## Required task:
Begin at the line containing "Write a Python" in the entries below and end at the line containing "import pandas as pd"; transcribe that range exactly and nothing outside it.

Some records
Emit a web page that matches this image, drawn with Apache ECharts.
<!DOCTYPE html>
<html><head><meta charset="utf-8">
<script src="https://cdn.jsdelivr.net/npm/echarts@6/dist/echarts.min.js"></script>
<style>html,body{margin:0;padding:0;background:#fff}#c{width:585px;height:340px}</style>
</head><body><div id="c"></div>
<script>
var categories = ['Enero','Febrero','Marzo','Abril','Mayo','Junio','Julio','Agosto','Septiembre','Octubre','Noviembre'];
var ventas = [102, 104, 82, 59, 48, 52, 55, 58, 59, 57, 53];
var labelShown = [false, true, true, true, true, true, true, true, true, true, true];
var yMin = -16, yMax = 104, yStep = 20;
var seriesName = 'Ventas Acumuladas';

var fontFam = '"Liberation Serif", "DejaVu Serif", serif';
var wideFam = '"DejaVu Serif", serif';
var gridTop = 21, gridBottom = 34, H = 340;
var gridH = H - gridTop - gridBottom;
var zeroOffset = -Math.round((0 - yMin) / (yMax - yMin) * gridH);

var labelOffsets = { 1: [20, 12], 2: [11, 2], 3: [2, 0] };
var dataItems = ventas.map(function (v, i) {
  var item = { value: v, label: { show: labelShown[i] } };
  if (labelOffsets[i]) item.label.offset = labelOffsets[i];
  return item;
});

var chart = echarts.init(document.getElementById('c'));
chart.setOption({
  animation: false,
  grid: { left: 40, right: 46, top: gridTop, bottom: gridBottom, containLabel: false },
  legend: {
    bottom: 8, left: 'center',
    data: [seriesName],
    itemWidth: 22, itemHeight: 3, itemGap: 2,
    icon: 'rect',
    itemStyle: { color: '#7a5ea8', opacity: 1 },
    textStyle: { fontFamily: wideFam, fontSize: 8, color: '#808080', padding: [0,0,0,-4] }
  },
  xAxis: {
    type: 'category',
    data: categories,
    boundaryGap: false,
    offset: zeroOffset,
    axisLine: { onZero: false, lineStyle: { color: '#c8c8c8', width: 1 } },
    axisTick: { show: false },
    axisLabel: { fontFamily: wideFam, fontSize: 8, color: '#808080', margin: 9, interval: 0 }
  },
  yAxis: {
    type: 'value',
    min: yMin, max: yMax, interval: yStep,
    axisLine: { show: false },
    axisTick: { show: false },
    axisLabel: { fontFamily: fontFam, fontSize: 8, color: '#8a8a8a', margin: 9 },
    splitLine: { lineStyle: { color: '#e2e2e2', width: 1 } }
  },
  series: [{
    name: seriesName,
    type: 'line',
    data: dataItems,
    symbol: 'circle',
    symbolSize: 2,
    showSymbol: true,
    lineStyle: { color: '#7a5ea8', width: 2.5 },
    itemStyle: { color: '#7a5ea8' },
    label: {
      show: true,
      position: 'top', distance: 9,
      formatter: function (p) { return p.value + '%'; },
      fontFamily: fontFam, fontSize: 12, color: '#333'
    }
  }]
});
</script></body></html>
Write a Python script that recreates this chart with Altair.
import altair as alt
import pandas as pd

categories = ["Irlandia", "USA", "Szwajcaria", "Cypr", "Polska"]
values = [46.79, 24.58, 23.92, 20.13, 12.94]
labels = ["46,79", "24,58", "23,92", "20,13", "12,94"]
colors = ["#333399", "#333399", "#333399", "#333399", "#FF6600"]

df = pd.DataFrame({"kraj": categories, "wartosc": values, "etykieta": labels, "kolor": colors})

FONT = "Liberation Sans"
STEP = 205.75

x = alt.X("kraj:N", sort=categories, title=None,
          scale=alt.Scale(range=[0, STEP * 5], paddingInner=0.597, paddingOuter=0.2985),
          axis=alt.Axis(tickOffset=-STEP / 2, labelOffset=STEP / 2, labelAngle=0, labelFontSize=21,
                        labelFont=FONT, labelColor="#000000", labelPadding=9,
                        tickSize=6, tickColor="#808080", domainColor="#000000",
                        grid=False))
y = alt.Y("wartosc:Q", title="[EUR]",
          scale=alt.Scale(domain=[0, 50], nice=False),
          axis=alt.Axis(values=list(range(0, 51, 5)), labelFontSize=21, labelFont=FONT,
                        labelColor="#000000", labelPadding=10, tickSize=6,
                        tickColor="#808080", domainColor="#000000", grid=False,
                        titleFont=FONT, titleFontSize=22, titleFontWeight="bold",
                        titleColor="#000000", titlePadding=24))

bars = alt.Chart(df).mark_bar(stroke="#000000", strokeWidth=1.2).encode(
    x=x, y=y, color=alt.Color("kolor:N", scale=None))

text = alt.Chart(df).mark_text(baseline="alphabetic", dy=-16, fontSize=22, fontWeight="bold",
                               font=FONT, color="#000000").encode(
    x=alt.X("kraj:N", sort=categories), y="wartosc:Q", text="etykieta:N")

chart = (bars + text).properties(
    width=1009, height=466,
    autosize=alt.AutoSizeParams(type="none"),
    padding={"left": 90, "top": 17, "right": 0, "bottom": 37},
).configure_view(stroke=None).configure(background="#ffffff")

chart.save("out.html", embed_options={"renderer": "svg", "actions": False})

## Output for this task:
Write a Python script that recreates this chart with Altair.
import altair as alt
import pandas as pd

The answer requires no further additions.